= AIM =
Which lines in the records below contain the word "this"? Copy each of them.

= EXTRACTED DATA =
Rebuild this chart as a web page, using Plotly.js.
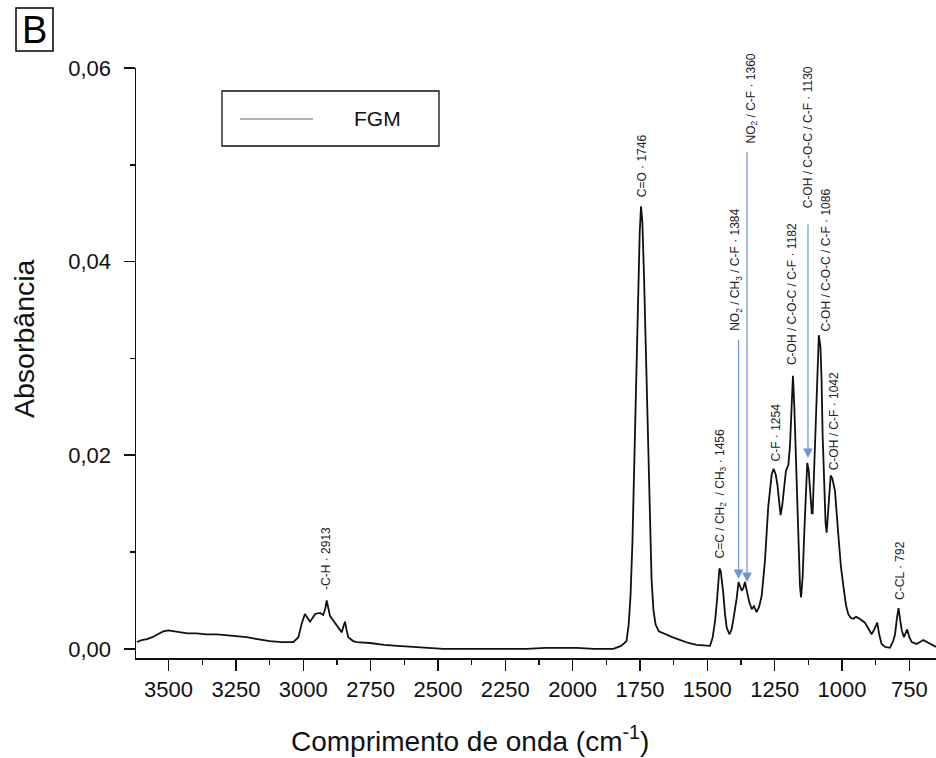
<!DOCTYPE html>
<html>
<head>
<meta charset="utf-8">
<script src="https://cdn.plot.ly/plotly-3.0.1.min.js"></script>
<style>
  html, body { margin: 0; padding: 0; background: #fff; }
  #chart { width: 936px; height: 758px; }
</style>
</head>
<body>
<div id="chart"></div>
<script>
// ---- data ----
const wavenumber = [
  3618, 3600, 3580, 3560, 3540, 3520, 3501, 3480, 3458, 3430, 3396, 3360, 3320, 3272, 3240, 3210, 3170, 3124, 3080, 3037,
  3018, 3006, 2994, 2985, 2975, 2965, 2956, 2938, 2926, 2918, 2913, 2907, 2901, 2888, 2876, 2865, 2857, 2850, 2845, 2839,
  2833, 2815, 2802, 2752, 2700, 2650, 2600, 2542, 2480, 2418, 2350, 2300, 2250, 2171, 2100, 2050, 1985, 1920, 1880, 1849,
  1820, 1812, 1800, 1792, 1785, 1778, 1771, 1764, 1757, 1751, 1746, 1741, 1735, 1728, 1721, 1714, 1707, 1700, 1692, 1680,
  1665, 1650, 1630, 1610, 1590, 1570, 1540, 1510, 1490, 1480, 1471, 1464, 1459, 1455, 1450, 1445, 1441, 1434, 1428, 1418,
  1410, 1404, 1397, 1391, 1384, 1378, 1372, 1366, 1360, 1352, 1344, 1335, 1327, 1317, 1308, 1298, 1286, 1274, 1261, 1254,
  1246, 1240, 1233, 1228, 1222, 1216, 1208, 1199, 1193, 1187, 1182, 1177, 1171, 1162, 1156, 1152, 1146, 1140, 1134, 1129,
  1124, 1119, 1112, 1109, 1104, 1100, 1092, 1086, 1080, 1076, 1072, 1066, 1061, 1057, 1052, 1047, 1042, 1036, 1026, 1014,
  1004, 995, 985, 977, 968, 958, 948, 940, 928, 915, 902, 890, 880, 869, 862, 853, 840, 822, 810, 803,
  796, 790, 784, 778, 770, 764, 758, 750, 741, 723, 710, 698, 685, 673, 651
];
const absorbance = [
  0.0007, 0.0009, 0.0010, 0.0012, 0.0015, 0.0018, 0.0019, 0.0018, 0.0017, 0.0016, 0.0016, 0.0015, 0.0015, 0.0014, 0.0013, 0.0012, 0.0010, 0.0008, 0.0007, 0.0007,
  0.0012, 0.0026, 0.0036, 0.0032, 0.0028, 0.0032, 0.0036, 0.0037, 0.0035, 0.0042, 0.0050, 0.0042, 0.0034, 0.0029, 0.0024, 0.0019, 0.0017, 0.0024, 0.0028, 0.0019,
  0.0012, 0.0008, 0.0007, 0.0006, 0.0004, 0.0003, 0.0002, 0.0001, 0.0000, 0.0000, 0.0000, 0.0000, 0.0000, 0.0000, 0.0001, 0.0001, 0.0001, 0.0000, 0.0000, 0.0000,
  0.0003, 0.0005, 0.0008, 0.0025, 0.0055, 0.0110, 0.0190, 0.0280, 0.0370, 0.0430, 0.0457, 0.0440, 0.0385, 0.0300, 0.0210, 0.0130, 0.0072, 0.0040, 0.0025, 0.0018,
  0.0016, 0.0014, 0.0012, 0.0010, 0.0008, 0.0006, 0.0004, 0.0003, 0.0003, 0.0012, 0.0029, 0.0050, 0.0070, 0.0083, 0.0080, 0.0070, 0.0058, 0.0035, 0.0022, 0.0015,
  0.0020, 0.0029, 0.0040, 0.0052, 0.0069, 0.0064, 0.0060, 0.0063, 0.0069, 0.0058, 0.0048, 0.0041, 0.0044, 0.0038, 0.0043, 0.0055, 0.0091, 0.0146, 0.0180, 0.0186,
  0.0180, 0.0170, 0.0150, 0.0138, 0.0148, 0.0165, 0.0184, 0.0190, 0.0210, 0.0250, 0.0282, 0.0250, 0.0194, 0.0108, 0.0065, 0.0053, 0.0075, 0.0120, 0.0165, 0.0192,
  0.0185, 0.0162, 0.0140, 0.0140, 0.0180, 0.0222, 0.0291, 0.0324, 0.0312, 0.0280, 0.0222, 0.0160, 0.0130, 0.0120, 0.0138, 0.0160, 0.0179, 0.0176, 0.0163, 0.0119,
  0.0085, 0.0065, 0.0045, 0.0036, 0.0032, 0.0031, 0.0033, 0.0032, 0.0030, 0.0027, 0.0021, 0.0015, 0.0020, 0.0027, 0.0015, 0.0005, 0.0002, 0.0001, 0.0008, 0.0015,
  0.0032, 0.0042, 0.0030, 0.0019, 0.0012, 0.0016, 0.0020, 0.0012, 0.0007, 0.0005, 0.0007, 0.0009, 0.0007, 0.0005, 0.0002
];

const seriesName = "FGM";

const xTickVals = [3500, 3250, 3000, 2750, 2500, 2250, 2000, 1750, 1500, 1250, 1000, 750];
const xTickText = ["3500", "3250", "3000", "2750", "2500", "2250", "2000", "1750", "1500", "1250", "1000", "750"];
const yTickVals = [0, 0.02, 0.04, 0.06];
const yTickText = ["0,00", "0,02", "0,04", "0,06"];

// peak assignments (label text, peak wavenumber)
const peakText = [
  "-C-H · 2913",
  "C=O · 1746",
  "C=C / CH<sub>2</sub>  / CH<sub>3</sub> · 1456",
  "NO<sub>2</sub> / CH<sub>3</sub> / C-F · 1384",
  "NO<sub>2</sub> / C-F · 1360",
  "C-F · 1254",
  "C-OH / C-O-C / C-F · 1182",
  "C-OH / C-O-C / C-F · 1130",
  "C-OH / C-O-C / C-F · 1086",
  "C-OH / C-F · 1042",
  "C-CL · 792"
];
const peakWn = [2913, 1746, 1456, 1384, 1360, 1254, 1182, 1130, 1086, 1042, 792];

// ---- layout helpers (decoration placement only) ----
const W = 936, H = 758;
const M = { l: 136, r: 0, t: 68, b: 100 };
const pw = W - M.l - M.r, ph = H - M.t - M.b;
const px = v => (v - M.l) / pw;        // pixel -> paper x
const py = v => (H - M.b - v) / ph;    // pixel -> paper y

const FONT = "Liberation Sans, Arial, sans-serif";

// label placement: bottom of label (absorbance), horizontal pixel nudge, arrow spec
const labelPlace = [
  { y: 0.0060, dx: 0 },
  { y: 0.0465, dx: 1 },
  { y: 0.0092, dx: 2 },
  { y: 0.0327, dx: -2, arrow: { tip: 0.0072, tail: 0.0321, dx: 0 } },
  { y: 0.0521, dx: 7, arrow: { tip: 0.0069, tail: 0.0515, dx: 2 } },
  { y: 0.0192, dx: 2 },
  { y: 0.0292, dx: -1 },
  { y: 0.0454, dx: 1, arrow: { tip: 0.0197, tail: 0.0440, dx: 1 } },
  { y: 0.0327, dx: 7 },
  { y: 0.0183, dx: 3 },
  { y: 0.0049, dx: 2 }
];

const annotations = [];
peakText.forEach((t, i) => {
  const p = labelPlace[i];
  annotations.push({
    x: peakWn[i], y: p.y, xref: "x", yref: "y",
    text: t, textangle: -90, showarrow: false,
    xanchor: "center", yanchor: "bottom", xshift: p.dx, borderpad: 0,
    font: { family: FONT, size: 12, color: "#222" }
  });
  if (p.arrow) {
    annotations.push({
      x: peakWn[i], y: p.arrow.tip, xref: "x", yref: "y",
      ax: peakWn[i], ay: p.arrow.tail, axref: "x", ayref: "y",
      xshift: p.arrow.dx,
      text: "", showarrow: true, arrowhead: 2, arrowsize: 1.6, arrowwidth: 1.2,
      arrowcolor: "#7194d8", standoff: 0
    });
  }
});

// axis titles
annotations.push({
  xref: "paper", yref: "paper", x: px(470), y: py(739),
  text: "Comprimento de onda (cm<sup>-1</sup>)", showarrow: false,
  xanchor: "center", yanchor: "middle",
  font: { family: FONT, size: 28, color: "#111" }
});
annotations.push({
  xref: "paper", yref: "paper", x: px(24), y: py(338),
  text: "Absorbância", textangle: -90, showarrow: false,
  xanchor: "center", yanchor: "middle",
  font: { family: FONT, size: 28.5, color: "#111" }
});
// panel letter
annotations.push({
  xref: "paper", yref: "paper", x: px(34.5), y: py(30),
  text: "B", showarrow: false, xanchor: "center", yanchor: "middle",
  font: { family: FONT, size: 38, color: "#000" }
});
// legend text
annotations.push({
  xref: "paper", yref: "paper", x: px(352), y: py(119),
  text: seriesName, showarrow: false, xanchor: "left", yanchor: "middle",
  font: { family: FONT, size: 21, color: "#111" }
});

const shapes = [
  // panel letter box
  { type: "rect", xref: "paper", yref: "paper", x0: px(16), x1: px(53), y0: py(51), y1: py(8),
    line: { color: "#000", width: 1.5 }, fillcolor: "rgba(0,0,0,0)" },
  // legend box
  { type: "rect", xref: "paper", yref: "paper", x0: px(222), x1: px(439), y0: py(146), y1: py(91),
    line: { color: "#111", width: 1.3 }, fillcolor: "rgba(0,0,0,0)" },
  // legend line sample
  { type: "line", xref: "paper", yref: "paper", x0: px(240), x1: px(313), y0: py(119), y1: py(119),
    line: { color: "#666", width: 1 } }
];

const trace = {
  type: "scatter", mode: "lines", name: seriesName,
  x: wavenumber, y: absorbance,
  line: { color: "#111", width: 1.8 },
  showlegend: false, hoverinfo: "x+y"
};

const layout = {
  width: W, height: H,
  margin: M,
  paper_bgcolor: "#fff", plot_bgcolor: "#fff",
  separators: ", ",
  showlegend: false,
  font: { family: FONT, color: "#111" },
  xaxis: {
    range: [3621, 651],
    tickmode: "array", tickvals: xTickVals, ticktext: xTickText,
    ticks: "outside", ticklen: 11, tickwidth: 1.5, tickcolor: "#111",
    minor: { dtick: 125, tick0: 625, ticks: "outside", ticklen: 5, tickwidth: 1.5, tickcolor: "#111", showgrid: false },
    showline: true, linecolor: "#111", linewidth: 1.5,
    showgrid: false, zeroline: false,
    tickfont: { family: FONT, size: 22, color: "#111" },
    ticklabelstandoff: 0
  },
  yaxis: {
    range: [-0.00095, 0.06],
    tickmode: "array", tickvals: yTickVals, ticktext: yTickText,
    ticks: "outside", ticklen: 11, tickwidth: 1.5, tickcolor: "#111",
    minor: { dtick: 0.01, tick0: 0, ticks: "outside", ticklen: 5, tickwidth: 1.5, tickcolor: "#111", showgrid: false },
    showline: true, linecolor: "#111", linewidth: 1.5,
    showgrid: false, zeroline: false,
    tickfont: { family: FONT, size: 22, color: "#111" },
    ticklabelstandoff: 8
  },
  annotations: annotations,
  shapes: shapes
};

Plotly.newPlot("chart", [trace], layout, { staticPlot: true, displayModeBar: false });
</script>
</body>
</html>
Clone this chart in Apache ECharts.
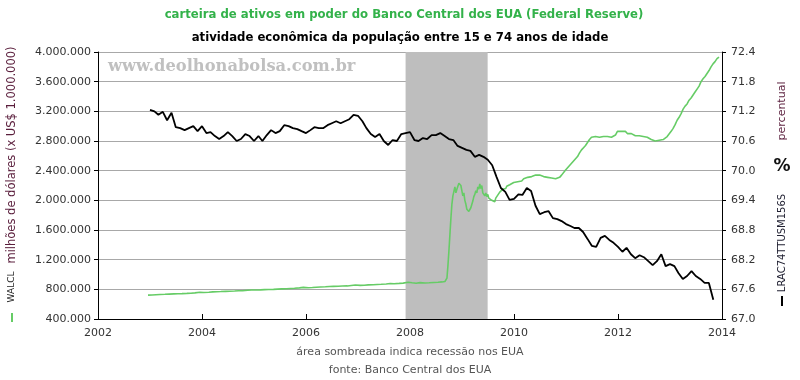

= TASK SOLUTION =
Rebuild this chart as a web page, using Plotly.js.
Clone this chart in Apache ECharts.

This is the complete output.